Here is a sample of how much a master can put in a few sentences.

“Sonia and Victor were born in Lodz, the Polish Manchester. Both were concentration camp survivors who had lost their families, friends, and neighbours during the war. They had arrived in Canada carrying the substantial psychic baggage of horrific nightmares and tragic recollections, but aside from these, they had –in a manner of speaking –nothing else to declare. In their memories, the pre-war childhood vacations which they had taken in the sub-Carpathian regions of Poland stood out like the images of a paradise lost. The Laurentian Mountains reminded them of those enchanted spots, and so, even at a time when they could scarcely afford it, when their children were still small, Victor and Sonia had rented a cottage in the Laurentians when the summer heat made Montreal unbearable. They had borrowed money and renounced small luxuries so that they could rent a small cottage near Le petit lac mirage, which was located in a remote area, far from the bustle of the more fashionable vacation spots, an hour and a half drive from Montreal. Later, when their financial situation improved, they bought the cottage. Victor, who was a Yiddish writer, had been offered a teaching position at the Jewish Teachers’ Seminary in Montreal; Sonia, also a teacher, was hired by a Jewish high school. It was then that they began to spend not only their summer vacations, but also their weekends in the Laurentians.”
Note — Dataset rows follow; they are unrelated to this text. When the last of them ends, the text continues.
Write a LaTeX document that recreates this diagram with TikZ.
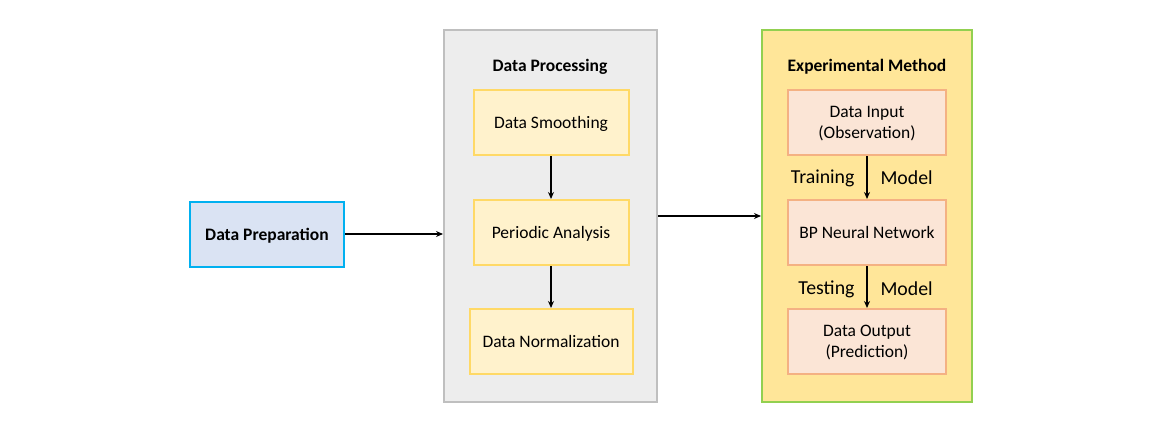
\documentclass[tikz,border=0pt]{standalone}
\usepackage{fontspec}
\setmainfont{Carlito}
\usetikzlibrary{arrows.meta}
\definecolor{prepfill}{HTML}{DAE3F3}
\definecolor{prepline}{HTML}{00B0F0}
\definecolor{grayfill}{HTML}{EDEDED}
\definecolor{grayline}{HTML}{BFBFBF}
\definecolor{yfill}{HTML}{FFF2CC}
\definecolor{yline}{HTML}{FFD966}
\definecolor{expfill}{HTML}{FFE699}
\definecolor{expline}{HTML}{92D050}
\definecolor{ofill}{HTML}{FBE5D6}
\definecolor{oline}{HTML}{F4B183}
\tikzset{
  box/.style={draw, line width=2pt, minimum width=#1, minimum height=65pt, inner sep=0pt, text depth=0pt, align=center, font=\fontsize{17.5}{20.5}\selectfont},
  box/.default=155pt,
  ybox/.style={box=#1, fill=yfill, draw=yline},
  ybox/.default=155pt,
  obox/.style={box=158pt, fill=ofill, draw=oline},
  panel/.style={draw, line width=2pt, minimum height=372pt, inner sep=0pt},
  title/.style={font=\fontsize{17.5}{20}\selectfont\bfseries},
  lbl/.style={font=\fontsize{19.8}{23}\selectfont},
  arr/.style={-{Stealth[length=7pt,width=6pt]}, line width=2pt, black}
}
\begin{document}
\begin{tikzpicture}[x=1pt,y=-1pt]
\useasboundingbox (0,0) rectangle (1175,426);
\node[box=154pt, fill=prepfill, draw=prepline, font=\fontsize{17.5}{20}\selectfont\bfseries] (prep) at (267,234) {Data Preparation};
\node[panel, minimum width=213pt, fill=grayfill, draw=grayline] (proc) at (550.5,216) {};
\node[panel, minimum width=210pt, fill=expfill, draw=expline] (exp) at (867,216) {};
\node[title] (proct) at (550,67) {Data Processing};
\node[title] (expt) at (867,67) {Experimental Method};
\node[ybox] (smooth) at (551,122.5) {Data Smoothing};
\node[ybox] (period) at (551,232.5) {Periodic Analysis};
\node[ybox=163pt] (norm) at (551,341.5) {Data Normalization};
\node[obox] (input) at (867,122.5) {Data Input\\(Observation)};
\node[obox] (bp) at (867,232.5) {BP Neural Network};
\node[obox] (output) at (867,341.5) {Data Output\\(Prediction)};
\draw[arr] (prep.east) -- (proc.west |- prep.east);
\draw[arr] (proc.east |- exp.west) -- (exp.west);
\draw[arr] (smooth) -- (period);
\draw[arr] (period) -- (norm);
\draw[arr] (input) -- (bp);
\draw[arr] (bp) -- (output);
\node[lbl, anchor=east] (train) at (858,178) {Training};
\node[lbl, anchor=west] (m1) at (877,178) {Model};
\node[lbl, anchor=east] (test) at (858,289) {Testing};
\node[lbl, anchor=west] (m2) at (877,289) {Model};
\end{tikzpicture}
\end{document}
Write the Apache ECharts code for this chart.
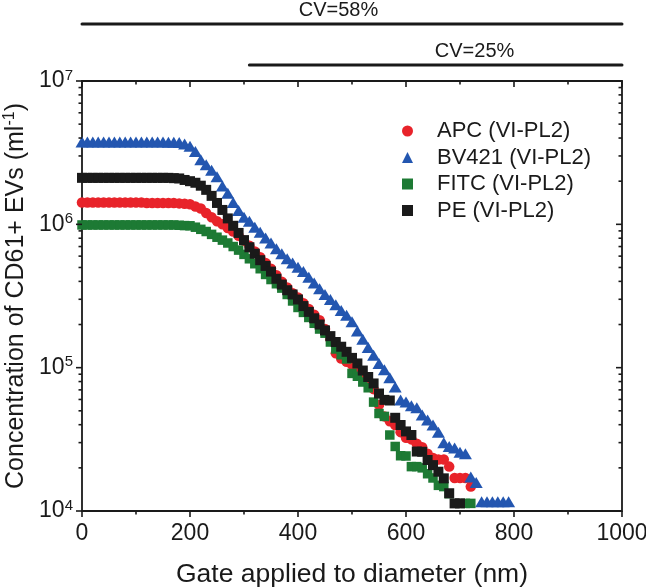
<!DOCTYPE html>
<html><head><meta charset="utf-8">
<script src="https://cdn.jsdelivr.net/npm/echarts@6/dist/echarts.min.js"></script>
<style>html,body{margin:0;padding:0;background:#fff}#c{width:646px;height:587px}</style>
</head><body><div id="c"></div>
<script>
// Gate applied to diameter (nm)
const gates = [0,10,20,30,40,50,60,70,80,90,100,110,120,130,140,150,160,170,180,190,200,210,220,230,240,250,260,270,280,290,300,310,320,330,340,350,360,370,380,390,400,410,420,430,440,450,460,470,480,490,500,510,520,530,540,550,560,570,580,590,600,610,620,630,640,650,660,670,680,690,700,710,720,730,740,750,760,770,780,790];

const apc = [1.42e6,1.42e6,1.42e6,1.42e6,1.42e6,1.42e6,1.42e6,1.42e6,1.42e6,1.42e6,
1.42e6,1.42e6,1.41e6,1.41e6,1.41e6,1.41e6,1.41e6,1.41e6,1.40e6,1.39e6,
1.38e6,1.33e6,1.29e6,1.20e6,1.12e6,1.05e6,1.00e6,9.44e5,8.91e5,8.32e5,
7.67e5,7.08e5,6.46e5,5.89e5,5.37e5,4.90e5,4.42e5,3.98e5,3.63e5,3.31e5,
3.09e5,2.82e5,2.57e5,2.34e5,2.14e5,1.86e5,1.58e5,1.26e5,1.16e5,1.10e5,
1.05e5,9.77e4,8.91e4,8.13e4,7.08e4,5.50e4,4.57e4,4.22e4,3.98e4,3.55e4,
3.24e4,3.16e4,2.95e4,2.79e4,2.51e4,2.34e4,2.29e4,2.29e4,2.04e4,1.70e4,
1.70e4,1.70e4,1.48e4];

const bv421 = [3.76e6,3.76e6,3.76e6,3.76e6,3.76e6,3.76e6,3.76e6,3.76e6,3.76e6,3.76e6,
3.75e6,3.75e6,3.75e6,3.75e6,3.75e6,3.75e6,3.74e6,3.74e6,3.72e6,3.63e6,
3.51e6,3.22e6,2.82e6,2.60e6,2.38e6,2.15e6,1.85e6,1.65e6,1.42e6,1.25e6,
1.12e6,1.05e6,9.55e5,8.81e5,8.04e5,7.41e5,6.76e5,6.24e5,5.75e5,5.37e5,
5.01e5,4.68e5,4.27e5,3.89e5,3.55e5,3.24e5,2.99e5,2.75e5,2.51e5,2.32e5,
2.09e5,1.80e5,1.58e5,1.38e5,1.22e5,1.07e5,9.66e4,8.51e4,7.33e4,5.96e4,
5.75e4,5.43e4,5.25e4,4.68e4,4.32e4,3.98e4,3.55e4,2.99e4,2.82e4,2.75e4,
2.57e4,2.51e4,1.73e4,1.58e4,1.16e4,1.16e4,1.16e4,1.16e4,1.16e4,1.16e4];

const fitc = [9.9e5,9.9e5,9.9e5,9.9e5,9.9e5,9.9e5,9.9e5,9.9e5,9.9e5,9.9e5,
9.9e5,9.9e5,9.9e5,9.9e5,9.9e5,9.9e5,9.9e5,9.9e5,9.85e5,9.8e5,
9.77e5,9.55e5,9.23e5,8.91e5,8.51e5,8.13e5,7.76e5,7.41e5,7.00e5,6.61e5,
6.17e5,5.75e5,5.31e5,4.90e5,4.47e5,4.12e5,3.85e5,3.59e5,3.24e5,2.92e5,
2.63e5,2.43e5,2.24e5,2.04e5,1.86e5,1.74e5,1.51e5,1.35e5,1.23e5,1.15e5,
9.12e4,8.71e4,7.94e4,7.24e4,5.75e4,4.79e4,4.57e4,3.39e4,2.82e4,2.43e4,
2.42e4,2.04e4,2.04e4,2.00e4,1.82e4,1.70e4,1.51e4,1.48e4,1.32e4,null,
null,1.13e4,1.13e4];

const pe = [2.11e6,2.11e6,2.11e6,2.11e6,2.11e6,2.11e6,2.11e6,2.11e6,2.11e6,2.11e6,
2.11e6,2.11e6,2.11e6,2.11e6,2.11e6,2.11e6,2.11e6,2.10e6,2.09e6,2.04e6,
2.00e6,1.95e6,1.86e6,1.74e6,1.58e6,1.41e6,1.26e6,1.10e6,9.77e5,8.71e5,
7.76e5,6.92e5,6.24e5,5.62e5,5.13e5,4.68e5,4.17e5,3.80e5,3.47e5,3.24e5,
2.99e5,2.69e5,2.45e5,2.21e5,2.00e5,1.82e5,1.66e5,1.51e5,1.40e5,1.29e5,
1.17e5,1.07e5,9.55e4,8.61e4,7.76e4,6.60e4,5.96e4,5.90e4,4.47e4,3.98e4,
3.59e4,3.39e4,2.60e4,2.59e4,2.27e4,2.09e4,1.88e4,1.69e4,1.33e4,1.13e4,
1.13e4];

const seriesNames = ['APC (VI-PL2)','BV421 (VI-PL2)','FITC (VI-PL2)','PE (VI-PL2)'];
const xTickValues = [0,100,200,300,400,500,600,700,800,900,1000];
const yMajorTicks = [1e4,1e5,1e6,1e7];
const yMinorTicks = [2e4,3e4,4e4,5e4,6e4,7e4,8e4,9e4,2e5,3e5,4e5,5e5,6e5,7e5,8e5,9e5,2e6,3e6,4e6,5e6,6e6,7e6,8e6,9e6];
const cvStart = [0,310];
const cvEnd = [1000,1000];
const cvText = ['CV=58%','CV=25%'];
const cvTextAt = [475,727];

const FONT = '"Liberation Sans", Arial, Helvetica, sans-serif';
const INK = '#1a1a1a';

function pairs(arr){ const out=[]; arr.forEach((v,i)=>{ if(v!=null) out.push([gates[i],v]); }); return out; }

const chart = echarts.init(document.getElementById('c'), null, {renderer:'canvas'});

function hiddenAxisParts(){
  return {axisLine:{show:false}, axisTick:{show:false}, minorTick:{show:false}, splitLine:{show:false}, minorSplitLine:{show:false}};
}

const option = {
  animation:false,
  backgroundColor:'#fff',
  grid:{left:82, right:24, top:81, bottom:76, outerBoundsMode:'none', containLabel:false,
        show:true, borderColor:INK, borderWidth:1.8, backgroundColor:'transparent'},
  legend:{
    orient:'vertical', left:397, top:115, itemGap:4.5,
    itemWidth:11, itemHeight:11,
    textStyle:{fontFamily:FONT, fontSize:22, color:INK, padding:[0,0,0,19]},
    data:[{name:seriesNames[0],icon:'circle'},{name:seriesNames[1],icon:'triangle'},{name:seriesNames[2],icon:'rect'},{name:seriesNames[3],icon:'rect'}],
    selectedMode:false
  },
  xAxis:[Object.assign({type:'value', min:0, max:1000, interval:200, position:'bottom',
     axisLabel:{fontFamily:FONT, fontSize:23, color:INK, margin:11, formatter:v=>String(v)},
     name:'Gate applied to diameter (nm)', nameLocation:'middle', nameGap:50,
     nameTextStyle:{fontFamily:FONT, fontSize:26.5, color:INK}}, hiddenAxisParts())],
  yAxis:[Object.assign({type:'log', logBase:10, min:1e4, max:1e7, position:'left',
     axisLabel:{margin:9, formatter:v=>'{b|10}{s|'+Math.round(Math.log10(v))+'}',
       rich:{b:{fontFamily:FONT, fontSize:23, color:INK}, s:{fontFamily:FONT, fontSize:15, color:INK, padding:[0,0,11,0]}}},
     name:'Concentration of CD61+ EVs (ml{s|-1})', nameLocation:'middle', nameGap:50, nameRotate:90,
     nameTextStyle:{fontFamily:FONT, fontSize:25, color:INK, rich:{s:{fontFamily:FONT, fontSize:16, color:INK, padding:[0,0,12,0]}}}}, hiddenAxisParts())],
  series:[
    {name:seriesNames[0], type:'scatter', symbol:'circle', symbolSize:10.5, itemStyle:{color:'#e8232a', opacity:1}, data:pairs(apc), z:2},
    {name:seriesNames[1], type:'scatter', symbol:'triangle', symbolSize:[13,11], itemStyle:{color:'#2356b0', opacity:1}, data:pairs(bv421), z:3},
    {name:seriesNames[2], type:'scatter', symbol:'rect', symbolSize:9.5, itemStyle:{color:'#1d7a34', opacity:1}, data:pairs(fitc), z:4},
    {name:seriesNames[3], type:'scatter', symbol:'rect', symbolSize:10, itemStyle:{color:'#1a1a1a', opacity:1}, data:pairs(pe), z:5},
    // x ticks: bottom outward, top inward
    {type:'custom', silent:true, clip:false, z:10,
     data:xTickValues.map(v=>[v,1e4]),
     renderItem:(params, api)=>{
       const v = api.value(0);
       const b = api.coord([v, 1e4]);
       const t = api.coord([v, 1e7]);
       const len = (v % 200 === 0) ? 6 : 3.5;
       return {type:'group', children:[
         {type:'line', shape:{x1:b[0], y1:b[1], x2:b[0], y2:b[1]+len}, style:{stroke:INK, lineWidth:1.6}},
         {type:'line', shape:{x1:t[0], y1:t[1], x2:t[0], y2:t[1]+len}, style:{stroke:INK, lineWidth:1.6}}
       ]};
     }},
    // y ticks: left outward, right inward
    {type:'custom', silent:true, clip:false, z:10,
     data:yMajorTicks.map(v=>[0,v,1]).concat(yMinorTicks.map(v=>[0,v,0])),
     renderItem:(params, api)=>{
       const len = api.value(2) ? 6 : 3.5;
       const l = api.coord([0, api.value(1)]);
       const r = api.coord([1000, api.value(1)]);
       return {type:'group', children:[
         {type:'line', shape:{x1:l[0]-len, y1:l[1], x2:l[0], y2:l[1]}, style:{stroke:INK, lineWidth:1.6}},
         {type:'line', shape:{x1:r[0]-len, y1:r[1], x2:r[0], y2:r[1]}, style:{stroke:INK, lineWidth:1.6}}
       ]};
     }},
    {type:'custom', silent:true, clip:false, z:10,
     data:cvStart.map((s,i)=>[s, 1e7, cvEnd[i], cvTextAt[i], i]),
     encode:{x:0, y:1},
     renderItem:(params, api)=>{
       const i = api.value(4);
       const a = api.coord([api.value(0), 1e7]);
       const b = api.coord([api.value(2), 1e7]);
       const t = api.coord([api.value(3), 1e7]);
       const y = a[1] - (i === 0 ? 57 : 16);
       return {type:'group', children:[
         {type:'line', shape:{x1:a[0], y1:y, x2:b[0], y2:y}, style:{stroke:INK, lineWidth:3, lineCap:'round'}},
         {type:'text', style:{text:cvText[i], x:t[0], y:y-4, align:'center', verticalAlign:'bottom', fontFamily:FONT, fontSize:20, fill:INK}}
       ]};
     }}
  ]
};
chart.setOption(option);
</script>
</body></html>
As the story goes on with how happy the family, now with a violin prodigy son and an academically gifted daughter, I had the feeling something terrible was coming.  I was not wrong but it was not anything I would ever have guessed.

I was left with two strong wishes after reading this story.  One was to spend an autumn month in a cabin deep in the Laurentians mountains and the other was to read more by Rosenfarb.  As of now I have access to seven of her short stories I have not yet read, including one online “In the boxcars”.  Her trilogy, The Tree of Life is considered by all one of the great master works of Holocaust fiction but at a cost of $57.00 plus shipping, it is about 2000 pages, I probably will never get to read this.  

I read this in The Exile Book of Yiddish Women Writers / edited by Frieda Johles Forman. This is a first rate collection meant to show the world the work of Yiddish Women who emigrated to Canada.

The story was translated by her daughter Goldie Morgentaler 

The website below is a wonderful resource, with lots of pictures.



Mel u
















CHAVA ROSENFARB (1923 - 2011)Prize-winning writer of fiction, poetry and drama, Chava Rosenfarb was born February 9, 1923 in Lodz, the industrial centre of Poland before the Second World War. She completed Jewish secular school and gymnasium in this community where several hundred thousand Jews lived —nearly half the population of the area. The Holocaust put an end to one of the richest centres of Judaism in all of Europe. Like many Jews of the city, Rosenfarb was incarcerated in the infamous Lodz ghetto. She survived there from 1940 to 1944, when she and her sister Henia became inmates of the concentration camps of Auschwitz, then Sasel and Bergen-Belsen. Even in the ghetto Rosenfarb wrote, and she hasn’t stopped since. Her first collection of ghetto poems, Di balade fun nekhtikn vald [The Ballad of Yesterday’s Forest] was published in London in 1947. After the liberation Rosenfarb moved to Belgium. She remained in Belgium until 1950, when she immigrated immigrated to Montreal. In Montreal, Rosenfarb obtained a diploma at the Jewish Teachers’ Seminary in 1954. Rosenfarb has produced a prolific body of writing, all of which speaks from her experience during the Holocaust. Her work has been translated into both Hebrew and English. Rosenfarb has been widely anthologized and has had her work appear in journals in Israel, England, the United States, Canada and Australia in Yiddish and in English and Hebrew translation. Among the many prizes awarded her work, she has received the I.J. Segal Prize (Montreal, 1993), the Sholom Aleichem Prize (Tel-Aviv, 1990) and the Niger Prize (Buenos Aires, 1972). She has travelled extensively, lecturing on Yiddish literature in Australia, Europe and South America as well as in Israel and the United States..  From Found Treasures: Stories by Yiddish Women Writers..  from Found Treasures: Stories by Yiddish Women.

2 comments:

Suko said...

More short stories to add to my TBR list! I will keep the work of Chava Rosenfarb in mind. Thank you for this intro, and for the link.

Buried In Print said...

I've got a hold on the collection you have mentioned and it really does sound good. I like what you've said about expecting something but not THAT thing. When an author manages the suspense like that and still surprises? I love that.